PROBLEM STATEMENT | Exclude pictures. Extract exactly the lines from the one that contains "Give me the TikZ source for this diagram." down to the one that contains "(mg) at (566,46)", both included.

THE RECORDS |
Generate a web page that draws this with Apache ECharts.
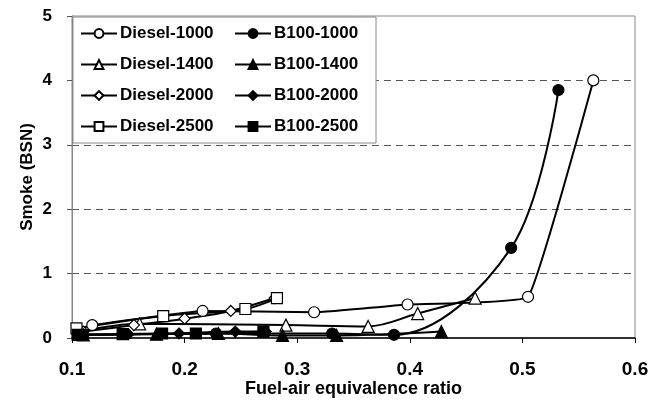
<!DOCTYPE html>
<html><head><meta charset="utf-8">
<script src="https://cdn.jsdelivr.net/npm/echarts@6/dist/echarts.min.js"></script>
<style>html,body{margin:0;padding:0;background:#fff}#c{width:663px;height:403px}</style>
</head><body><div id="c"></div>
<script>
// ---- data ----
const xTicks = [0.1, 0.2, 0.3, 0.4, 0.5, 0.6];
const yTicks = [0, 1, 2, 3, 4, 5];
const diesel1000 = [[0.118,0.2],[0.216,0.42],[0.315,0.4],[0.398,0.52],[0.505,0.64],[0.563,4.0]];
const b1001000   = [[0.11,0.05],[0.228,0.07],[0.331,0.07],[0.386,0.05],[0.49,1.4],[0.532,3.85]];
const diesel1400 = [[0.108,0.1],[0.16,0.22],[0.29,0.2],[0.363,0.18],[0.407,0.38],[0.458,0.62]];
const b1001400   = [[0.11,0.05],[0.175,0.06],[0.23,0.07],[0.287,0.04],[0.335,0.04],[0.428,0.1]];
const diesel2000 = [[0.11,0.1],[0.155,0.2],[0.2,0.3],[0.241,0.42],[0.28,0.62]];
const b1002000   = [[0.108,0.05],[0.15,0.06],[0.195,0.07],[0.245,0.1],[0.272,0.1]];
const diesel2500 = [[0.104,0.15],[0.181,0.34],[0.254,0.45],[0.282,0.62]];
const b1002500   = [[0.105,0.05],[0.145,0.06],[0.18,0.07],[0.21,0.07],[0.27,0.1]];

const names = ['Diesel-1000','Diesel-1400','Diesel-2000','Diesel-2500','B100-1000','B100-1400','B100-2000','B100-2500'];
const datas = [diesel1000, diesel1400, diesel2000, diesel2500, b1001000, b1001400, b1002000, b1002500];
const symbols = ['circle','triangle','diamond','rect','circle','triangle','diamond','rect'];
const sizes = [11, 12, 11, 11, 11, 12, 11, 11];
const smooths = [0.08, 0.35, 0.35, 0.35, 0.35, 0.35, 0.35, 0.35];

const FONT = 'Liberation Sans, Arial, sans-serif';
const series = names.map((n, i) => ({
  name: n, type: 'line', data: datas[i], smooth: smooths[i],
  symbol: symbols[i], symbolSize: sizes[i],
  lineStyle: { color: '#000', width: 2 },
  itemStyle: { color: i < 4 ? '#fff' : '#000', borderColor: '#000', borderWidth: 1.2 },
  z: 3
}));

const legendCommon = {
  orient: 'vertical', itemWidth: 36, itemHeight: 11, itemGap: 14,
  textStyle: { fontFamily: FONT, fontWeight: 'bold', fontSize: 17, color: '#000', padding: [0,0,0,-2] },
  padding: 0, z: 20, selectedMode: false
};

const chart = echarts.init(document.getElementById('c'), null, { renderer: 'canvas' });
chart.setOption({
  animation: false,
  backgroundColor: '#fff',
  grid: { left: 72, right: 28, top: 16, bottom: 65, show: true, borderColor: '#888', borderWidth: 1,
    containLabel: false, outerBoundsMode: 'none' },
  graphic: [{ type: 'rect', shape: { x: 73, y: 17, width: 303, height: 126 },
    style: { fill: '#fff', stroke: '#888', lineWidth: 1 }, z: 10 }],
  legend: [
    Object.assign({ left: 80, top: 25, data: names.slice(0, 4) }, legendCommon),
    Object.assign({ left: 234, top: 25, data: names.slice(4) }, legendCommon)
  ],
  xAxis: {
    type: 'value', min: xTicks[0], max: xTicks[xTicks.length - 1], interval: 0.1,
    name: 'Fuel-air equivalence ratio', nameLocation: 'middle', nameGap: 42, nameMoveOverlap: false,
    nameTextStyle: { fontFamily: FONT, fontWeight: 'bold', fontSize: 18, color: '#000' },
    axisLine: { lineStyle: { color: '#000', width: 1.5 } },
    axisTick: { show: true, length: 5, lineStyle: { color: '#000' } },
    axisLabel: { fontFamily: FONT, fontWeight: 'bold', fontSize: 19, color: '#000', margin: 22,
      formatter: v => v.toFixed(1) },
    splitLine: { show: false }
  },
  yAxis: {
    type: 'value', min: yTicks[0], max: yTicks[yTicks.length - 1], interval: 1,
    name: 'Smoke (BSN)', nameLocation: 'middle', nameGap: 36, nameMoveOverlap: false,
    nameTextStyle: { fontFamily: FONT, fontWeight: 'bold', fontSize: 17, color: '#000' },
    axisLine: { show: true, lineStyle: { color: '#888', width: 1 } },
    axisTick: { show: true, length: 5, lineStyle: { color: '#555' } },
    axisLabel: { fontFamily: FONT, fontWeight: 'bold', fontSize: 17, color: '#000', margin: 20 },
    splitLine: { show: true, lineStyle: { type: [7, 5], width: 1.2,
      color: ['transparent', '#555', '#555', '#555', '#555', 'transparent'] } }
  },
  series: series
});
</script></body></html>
==
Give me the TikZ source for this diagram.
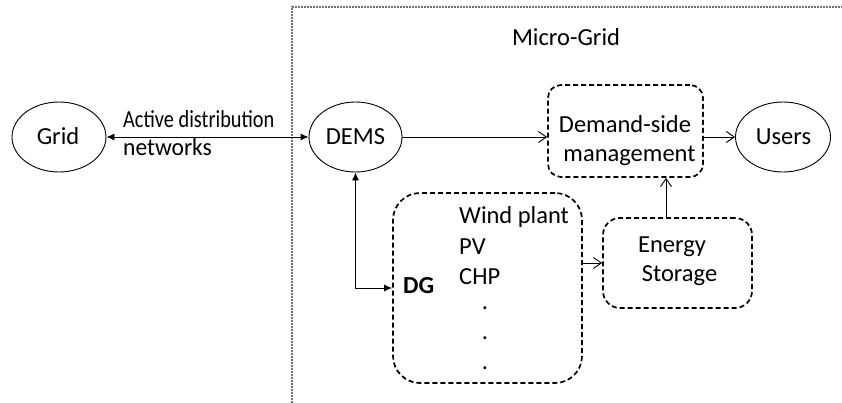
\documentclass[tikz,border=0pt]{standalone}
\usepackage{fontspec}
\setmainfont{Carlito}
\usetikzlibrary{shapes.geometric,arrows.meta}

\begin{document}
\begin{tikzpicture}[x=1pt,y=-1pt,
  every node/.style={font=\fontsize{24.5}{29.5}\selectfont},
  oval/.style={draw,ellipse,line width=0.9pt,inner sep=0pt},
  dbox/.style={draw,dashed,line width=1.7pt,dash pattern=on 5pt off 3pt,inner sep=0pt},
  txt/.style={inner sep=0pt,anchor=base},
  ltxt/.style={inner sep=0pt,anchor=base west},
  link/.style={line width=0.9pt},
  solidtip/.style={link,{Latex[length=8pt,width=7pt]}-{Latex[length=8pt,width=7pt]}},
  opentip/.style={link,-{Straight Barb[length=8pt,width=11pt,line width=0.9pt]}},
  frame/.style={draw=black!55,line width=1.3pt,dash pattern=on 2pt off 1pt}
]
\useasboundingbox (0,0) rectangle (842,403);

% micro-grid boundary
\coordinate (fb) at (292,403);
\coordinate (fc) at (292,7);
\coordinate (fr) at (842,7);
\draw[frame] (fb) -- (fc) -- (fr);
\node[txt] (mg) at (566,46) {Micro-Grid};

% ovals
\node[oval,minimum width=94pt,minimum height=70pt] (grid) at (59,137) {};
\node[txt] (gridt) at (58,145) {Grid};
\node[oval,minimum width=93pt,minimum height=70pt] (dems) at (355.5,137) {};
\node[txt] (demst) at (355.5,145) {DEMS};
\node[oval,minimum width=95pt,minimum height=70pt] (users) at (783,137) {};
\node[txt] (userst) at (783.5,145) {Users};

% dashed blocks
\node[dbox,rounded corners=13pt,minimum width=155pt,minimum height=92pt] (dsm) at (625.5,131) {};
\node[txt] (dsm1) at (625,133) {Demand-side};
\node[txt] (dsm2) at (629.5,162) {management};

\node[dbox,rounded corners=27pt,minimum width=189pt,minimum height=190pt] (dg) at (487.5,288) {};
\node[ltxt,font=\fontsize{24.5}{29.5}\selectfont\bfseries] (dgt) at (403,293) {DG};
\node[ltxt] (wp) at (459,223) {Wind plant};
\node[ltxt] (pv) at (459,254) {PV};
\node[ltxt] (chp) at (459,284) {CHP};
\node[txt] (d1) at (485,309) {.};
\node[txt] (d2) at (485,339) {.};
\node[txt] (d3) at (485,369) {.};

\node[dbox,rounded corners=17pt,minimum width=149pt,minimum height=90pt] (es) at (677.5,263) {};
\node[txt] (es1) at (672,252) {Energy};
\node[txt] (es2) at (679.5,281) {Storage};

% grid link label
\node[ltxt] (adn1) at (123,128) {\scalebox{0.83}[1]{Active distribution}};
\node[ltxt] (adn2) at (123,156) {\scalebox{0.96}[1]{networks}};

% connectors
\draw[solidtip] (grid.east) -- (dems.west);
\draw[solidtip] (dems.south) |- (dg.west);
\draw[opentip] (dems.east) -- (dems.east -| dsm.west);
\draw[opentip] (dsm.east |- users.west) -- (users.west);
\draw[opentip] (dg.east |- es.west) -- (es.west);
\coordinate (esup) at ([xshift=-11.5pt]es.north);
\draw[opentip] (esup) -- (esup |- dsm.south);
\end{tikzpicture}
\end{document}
...
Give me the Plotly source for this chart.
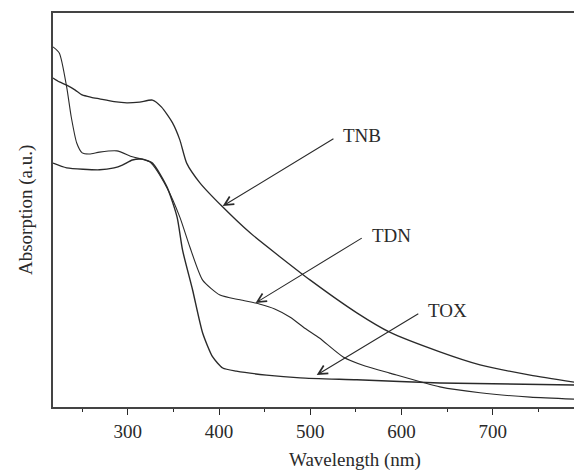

WRITTEN ANSWER |
Give me the TikZ source for this diagram.
\documentclass[tikz,border=0pt]{standalone}
\usepackage{fontspec}
\setmainfont{Carlito}
\usetikzlibrary{shapes.geometric,arrows.meta}

\begin{document}
\begin{tikzpicture}[x=1pt,y=-1pt,
  every node/.style={font=\fontsize{24.5}{29.5}\selectfont},
  oval/.style={draw,ellipse,line width=0.9pt,inner sep=0pt},
  dbox/.style={draw,dashed,line width=1.7pt,dash pattern=on 5pt off 3pt,inner sep=0pt},
  txt/.style={inner sep=0pt,anchor=base},
  ltxt/.style={inner sep=0pt,anchor=base west},
  link/.style={line width=0.9pt},
  solidtip/.style={link,{Latex[length=8pt,width=7pt]}-{Latex[length=8pt,width=7pt]}},
  opentip/.style={link,-{Straight Barb[length=8pt,width=11pt,line width=0.9pt]}},
  frame/.style={draw=black!55,line width=1.3pt,dash pattern=on 2pt off 1pt}
]
\useasboundingbox (0,0) rectangle (842,403);

% micro-grid boundary
\coordinate (fb) at (292,403);
\coordinate (fc) at (292,7);
\coordinate (fr) at (842,7);
\draw[frame] (fb) -- (fc) -- (fr);
\node[txt] (mg) at (566,46) {Micro-Grid};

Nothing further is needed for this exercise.